What this task involves
In the lines below, output everything from the first line through the line containing "from bokeh.resources import INLINE" exactly as it is. Pictures are not part of the output.

Information shown
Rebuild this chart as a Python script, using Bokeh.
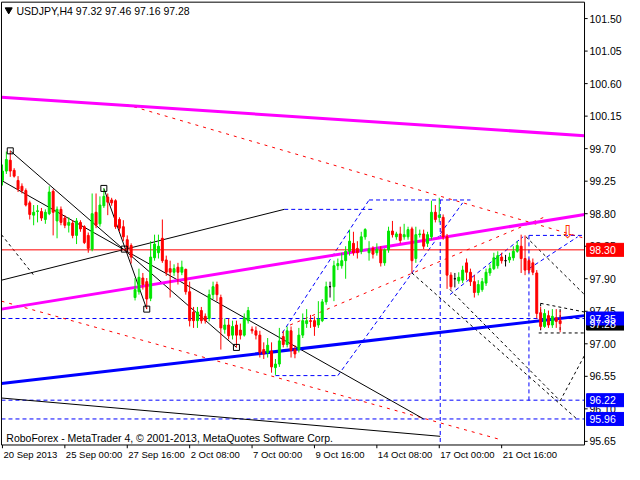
from bokeh.plotting import figure
from bokeh.models import Range1d
from bokeh.core.properties import value
from bokeh.embed import file_html
from bokeh.resources import INLINE

# ---------------- data (USDJPY H4, bar index 0 = 20 Sep 2013) ----------------
OPEN = [99.26, 99.39, 99.54, 99.40, 99.26, 99.18, 99.12, 98.95, 98.78, 98.83,
        98.83, 98.72, 98.80, 99.11, 98.70, 98.86, 98.74, 98.64, 98.67, 98.50,
        98.68, 98.62, 98.50, 98.31, 98.82, 98.66, 98.91, 99.03, 98.99, 98.98,
        98.72, 98.62, 98.44, 98.36, 97.64, 97.72, 97.91, 97.86, 97.63, 98.19,
        98.26, 98.46, 98.16, 98.04, 97.99, 98.06, 97.99, 98.03, 97.72, 97.44,
        97.32, 97.46, 97.38, 97.35, 97.68, 97.82, 97.64, 97.20, 97.26, 97.12,
        97.26, 97.19, 97.12, 97.32, 97.20, 97.18, 97.12, 96.92, 96.88, 96.90,
        96.67, 96.72, 97.10, 96.99, 97.18, 96.92, 96.92, 97.12, 97.28, 97.32,
        97.32, 97.26, 97.32, 97.58, 97.79, 97.79, 98.08, 98.08, 98.15, 98.28,
        98.39, 98.32, 98.28, 98.48, 98.26, 98.32, 98.26, 98.30, 98.12, 98.30,
        98.56, 98.48, 98.52, 98.48, 98.48, 98.59, 98.18, 98.51, 98.52, 98.39,
        98.48, 98.82, 98.75, 98.75, 98.48, 97.95, 97.90, 97.87, 97.88, 98.12,
        97.99, 97.86, 97.71, 97.75, 97.84, 97.98, 98.04, 98.08, 98.20, 98.15,
        98.16, 98.19, 98.28, 98.35, 98.18, 98.15, 98.12, 97.98, 97.43, 97.24,
        97.39, 97.26, 97.36, 97.32]
HIGH = [99.48, 99.66, 99.67, 99.43, 99.32, 99.22, 99.15, 98.98, 98.92, 98.92,
        98.88, 98.86, 99.18, 99.14, 98.90, 98.90, 98.78, 98.75, 98.71, 98.74,
        98.71, 98.64, 98.54, 99.08, 99.08, 99.04, 99.15, 99.08, 99.02, 99.00,
        98.75, 98.71, 98.50, 98.39, 97.91, 98.04, 97.98, 97.91, 98.42, 98.51,
        98.51, 98.72, 98.22, 98.15, 98.10, 98.12, 98.15, 98.04, 97.86, 97.51,
        97.51, 97.51, 97.42, 97.75, 97.86, 97.86, 97.68, 97.35, 97.35, 97.32,
        97.32, 97.28, 97.42, 97.51, 97.24, 97.24, 97.18, 97.02, 97.08, 97.02,
        96.79, 97.22, 97.18, 97.24, 97.24, 96.98, 97.22, 97.42, 97.48, 97.40,
        97.38, 97.59, 97.62, 97.86, 97.86, 98.15, 98.18, 98.26, 98.35, 98.58,
        98.55, 98.42, 98.55, 98.60, 98.42, 98.35, 98.39, 98.35, 98.32, 98.62,
        98.70, 98.55, 98.62, 98.66, 98.62, 98.62, 98.62, 98.58, 98.58, 98.55,
        98.98, 98.92, 99.02, 98.79, 98.52, 97.99, 97.98, 97.99, 98.08, 98.18,
        98.04, 97.95, 97.88, 97.91, 98.04, 98.10, 98.26, 98.28, 98.26, 98.23,
        98.26, 98.35, 98.42, 98.51, 98.50, 98.18, 98.18, 98.02, 97.51, 97.48,
        97.46, 97.48, 97.48, 97.46]
LOW = [99.19, 99.35, 99.31, 99.30, 99.10, 99.08, 98.90, 98.72, 98.64, 98.68,
       98.70, 98.66, 98.78, 98.50, 98.46, 98.64, 98.60, 98.54, 98.46, 98.38,
       98.55, 98.38, 98.26, 98.28, 98.60, 98.62, 98.88, 98.78, 98.91, 98.59,
       98.55, 98.42, 98.26, 98.11, 97.60, 97.68, 97.75, 97.48, 97.59, 98.15,
       98.18, 98.12, 97.94, 97.64, 97.94, 97.82, 97.95, 97.68, 97.24, 97.22,
       97.22, 97.28, 97.28, 97.31, 97.62, 97.59, 96.92, 97.14, 97.06, 97.06,
       96.95, 97.06, 97.10, 97.28, 97.14, 97.06, 96.81, 96.79, 96.81, 96.60,
       96.57, 96.68, 96.95, 96.95, 96.81, 96.80, 96.88, 97.08, 97.22, 97.22,
       97.11, 97.22, 97.30, 97.54, 97.64, 97.59, 98.02, 98.04, 97.90, 98.22,
       98.22, 98.18, 98.24, 98.44, 98.15, 98.18, 98.22, 98.07, 98.08, 98.26,
       98.47, 98.44, 98.39, 98.44, 98.44, 97.98, 98.12, 98.47, 98.31, 98.34,
       98.44, 98.68, 98.68, 98.44, 97.76, 97.75, 97.78, 97.83, 97.84, 97.88,
       97.80, 97.64, 97.67, 97.72, 97.80, 97.94, 98.02, 98.04, 98.11, 98.07,
       98.12, 98.15, 98.26, 97.98, 97.95, 97.98, 97.95, 97.35, 97.20, 97.22,
       97.22, 97.22, 97.22, 97.16]
CLOSE = [99.39, 99.55, 99.39, 99.32, 99.14, 99.12, 98.92, 98.79, 98.82, 98.84,
         98.74, 98.82, 99.10, 98.82, 98.86, 98.68, 98.64, 98.68, 98.50, 98.70,
         98.59, 98.40, 98.32, 98.80, 98.64, 98.92, 99.04, 98.96, 98.95, 98.62,
         98.60, 98.48, 98.32, 98.20, 97.75, 97.92, 97.82, 97.62, 98.20, 98.38,
         98.35, 98.15, 97.99, 97.99, 98.04, 97.99, 98.06, 97.72, 97.32, 97.32,
         97.44, 97.32, 97.32, 97.68, 97.79, 97.68, 97.22, 97.26, 97.11, 97.24,
         97.12, 97.12, 97.35, 97.46, 97.18, 97.12, 96.88, 96.86, 96.98, 96.68,
         96.72, 97.04, 96.99, 97.18, 96.91, 96.86, 97.12, 97.32, 97.32, 97.31,
         97.24, 97.34, 97.58, 97.79, 97.79, 98.08, 98.11, 98.15, 98.28, 98.42,
         98.26, 98.26, 98.48, 98.58, 98.31, 98.24, 98.31, 98.12, 98.30, 98.56,
         98.51, 98.52, 98.43, 98.51, 98.58, 98.15, 98.51, 98.52, 98.35, 98.51,
         98.82, 98.72, 98.78, 98.48, 97.95, 97.79, 97.90, 97.92, 98.02, 97.99,
         97.86, 97.71, 97.82, 97.86, 97.99, 98.04, 98.19, 98.22, 98.15, 98.15,
         98.20, 98.28, 98.36, 98.18, 98.02, 98.02, 97.99, 97.42, 97.24, 97.42,
         97.26, 97.38, 97.31, 97.28]

X_TICKS = [0, 16, 32, 48, 64, 80, 96, 112, 128]
X_LABELS = ["20 Sep 2013", "25 Sep 00:00", "27 Sep 16:00", "2 Oct 08:00", "7 Oct 00:00",
            "9 Oct 16:00", "14 Oct 08:00", "17 Oct 00:00", "21 Oct 16:00"]
Y_TICKS = [95.65, 96.10, 96.55, 97.00, 97.45, 97.90, 98.35, 98.80, 99.25, 99.70,
           100.15, 100.60, 101.05, 101.50]
Y_LABELS = ["95.65", "96.10", "96.55", "97.00", "97.45", "97.90", "98.35", "98.80", "99.25",
            "99.70", "100.15", "100.60", "101.05", "101.50"]

# chart window (bars / prices); the price scale lives to the right of X_R,
# the time scale below Y_B, both inside one frame
X_L, X_R = -0.25, 149.25
Y_B, Y_T = 95.60, 101.727
XR_MIN, XR_MAX = -0.5, 159.5
YR_MIN, YR_MAX = 95.33, 101.75
TAG_X = X_R + 5.4

# analysis objects (bar index, price)
MAGENTA_X0 = [X_L, X_L]; MAGENTA_Y0 = [100.41, 97.48]
MAGENTA_X1 = [X_R, X_R]; MAGENTA_Y1 = [99.88, 98.79]
BLUE_X0 = [X_L]; BLUE_Y0 = [96.45]; BLUE_X1 = [X_R]; BLUE_Y1 = [97.39]

BLACK_X0 = [2, X_L, 26, X_L, X_L]
BLACK_Y0 = [99.67, 99.26, 99.15, 97.88, 96.25]
BLACK_X1 = [60, 108, 37, 72.25, 112.25]
BLACK_Y1 = [96.95, 95.96, 97.48, 98.86, 95.72]

BDASH_X0 = [X_L, 105, 114.75, 134.25, 143, 138, 137.5, 138, 143]
BDASH_Y0 = [98.51, 97.98, 97.75, 98.48, 96.21, 97.56, 97.15, 97.56, 97.48]
BDASH_X1 = [8, 147.5, 143, X_R, X_R, X_R, X_R, 138, 143]
BDASH_Y1 = [97.95, 95.95, 96.21, 97.68, 96.84, 97.44, 97.15, 97.15, 97.15]

RDASH_X0 = [31.75, X_L, 73.75]
RDASH_Y0 = [100.31, 97.59, 97.26]
RDASH_X1 = [X_R, 128, 139.25]
RDASH_Y1 = [98.46, 95.67, 98.76]

BLDASH_X0 = [72.25, 71.75, 94, 70, 86, 112.25, 135, 135, 114.75, 135, X_L, X_L, X_L]
BLDASH_Y0 = [98.86, 97.15, 98.99, 96.56, 96.56, 98.99, 98.50, 98.50, 97.68, 98.04, 97.35, 96.22, 95.96]
BLDASH_X1 = [95, 94, 120, 86, 118, 112.25, 135, X_R, 133.5, 147.5, X_R, X_R, X_R]
BLDASH_Y1 = [98.86, 98.99, 98.99, 96.56, 98.95, Y_B, 96.19, 98.50, 98.48, 98.48, 97.35, 96.22, 95.96]

RED_LEVEL = 98.30
PIVOT_X = [2, 26, 37, 60, 31.25]
PIVOT_Y = [99.67, 99.15, 97.48, 96.95, 98.31]
ARROW_X, ARROW_Y = 145, 98.55

TAG_Y = [97.28, 98.30, 97.35, 96.22, 95.96]
TAG_TEXT = ["97.28", "98.30", "97.35", "96.22", "95.96"]
TAG_COLOR = ["black", "#FF0000", "#0000FF", "#0000FF", "#0000FF"]

HEADER = "USDJPY,H4  97.32 97.46 97.16 97.28"
FOOTER = "RoboForex - MetaTrader 4, \u00a9 2001-2013, MetaQuotes Software Corp."

FONT = value("Liberation Sans")
FS = value("10.5px")
FS_X = value("9.5px")

# ---------------- figure ----------------
p = figure(width=624, height=464, output_backend="svg", toolbar_location=None,
           x_range=Range1d(XR_MIN, XR_MAX), y_range=Range1d(YR_MIN, YR_MAX),
           x_axis_location=None, y_axis_location=None,
           min_border_left=0, min_border_right=0, min_border_top=0, min_border_bottom=0)
p.xgrid.visible = False
p.ygrid.visible = False
p.outline_line_color = None
p.background_fill_color = "white"
p.border_fill_color = "white"

# overlays (drawn under the candles)
p.segment(BLDASH_X0, BLDASH_Y0, BLDASH_X1, BLDASH_Y1, line_color="#0000FF", line_width=1, line_dash="4 3")
p.segment(RDASH_X0, RDASH_Y0, RDASH_X1, RDASH_Y1, line_color="#FF0000", line_width=1, line_dash="3 5")
p.segment(BDASH_X0, BDASH_Y0, BDASH_X1, BDASH_Y1, line_color="black", line_width=1, line_dash="3 3")
p.segment(BLACK_X0, BLACK_Y0, BLACK_X1, BLACK_Y1, line_color="black", line_width=1)
p.segment([X_L], [RED_LEVEL], [X_R], [RED_LEVEL], line_color="#FF0000", line_width=1)
p.segment(MAGENTA_X0, MAGENTA_Y0, MAGENTA_X1, MAGENTA_Y1, line_color="#FF00FF", line_width=3)
p.segment(BLUE_X0, BLUE_Y0, BLUE_X1, BLUE_Y1, line_color="#0000FF", line_width=3)

# candles
idx = list(range(len(OPEN)))
colors = ["#00E600" if c > o else ("#FF0000" if c < o else "black") for o, c in zip(OPEN, CLOSE)]
tops = [max(o, c) for o, c in zip(OPEN, CLOSE)]
bots = [min(o, c) for o, c in zip(OPEN, CLOSE)]
p.segment(idx, HIGH, idx, LOW, line_color=colors, line_width=1)
p.vbar(x=idx, top=tops, bottom=bots, width=0.5, fill_color=colors, line_color=colors, line_width=1)

# pivot markers
p.scatter(PIVOT_X, PIVOT_Y, marker="square", size=6, fill_alpha=0, line_color="black", line_width=1)

# arrow
p.text([ARROW_X], [ARROW_Y], text=["\u21e9"], text_color="#FF3300", text_font=value("DejaVu Sans"),
       text_font_size=value("18px"), text_align="center", text_baseline="middle")

# header / footer
p.scatter([1.6], [101.62], marker="inverted_triangle", size=7, color="black")
p.text([3.6], [101.61], text=[HEADER], text_font=FONT, text_font_size=FS,
       text_color="black", text_align="left", text_baseline="middle")
p.text([1.0], [95.70], text=[FOOTER], text_font=FONT, text_font_size=FS,
       text_color="black", text_align="left", text_baseline="middle")

# chart border (right edge doubles as price axis, bottom edge as time axis)
p.quad(left=[X_L], right=[X_R], bottom=[Y_B], top=[Y_T], fill_alpha=0, line_color="black", line_width=1)

# price scale: ticks + labels
p.segment([X_R] * len(Y_TICKS), Y_TICKS, [X_R + 0.8] * len(Y_TICKS), Y_TICKS, line_color="black")
p.text([X_R] * len(Y_TICKS), Y_TICKS, text=Y_LABELS, x_offset=5, text_font=FONT, text_font_size=FS,
       text_color="black", text_align="left", text_baseline="middle")

# time scale: ticks + labels (left aligned as in MT4)
p.segment(X_TICKS, [Y_B] * len(X_TICKS), X_TICKS, [Y_B - 0.045] * len(X_TICKS), line_color="black")
p.text(X_TICKS, [Y_B] * len(X_TICKS), text=X_LABELS, x_offset=1, y_offset=4, text_font=FONT,
       text_font_size=FS_X, text_color="black", text_align="left", text_baseline="top")

# price tags on the scale
p.rect([TAG_X] * len(TAG_Y), TAG_Y, width=38, height=13, width_units="screen", height_units="screen",
       fill_color=TAG_COLOR, line_color=TAG_COLOR)
p.text([X_R] * len(TAG_Y), TAG_Y, text=TAG_TEXT, x_offset=5, text_font=FONT, text_font_size=FS,
       text_color="white", text_align="left", text_baseline="middle")

open("out.html", "w").write(file_html(p, INLINE))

Exercise result
Rebuild this chart as a Python script, using Bokeh.
from bokeh.plotting import figure
from bokeh.models import Range1d
from bokeh.core.properties import value
from bokeh.embed import file_html
from bokeh.resources import INLINE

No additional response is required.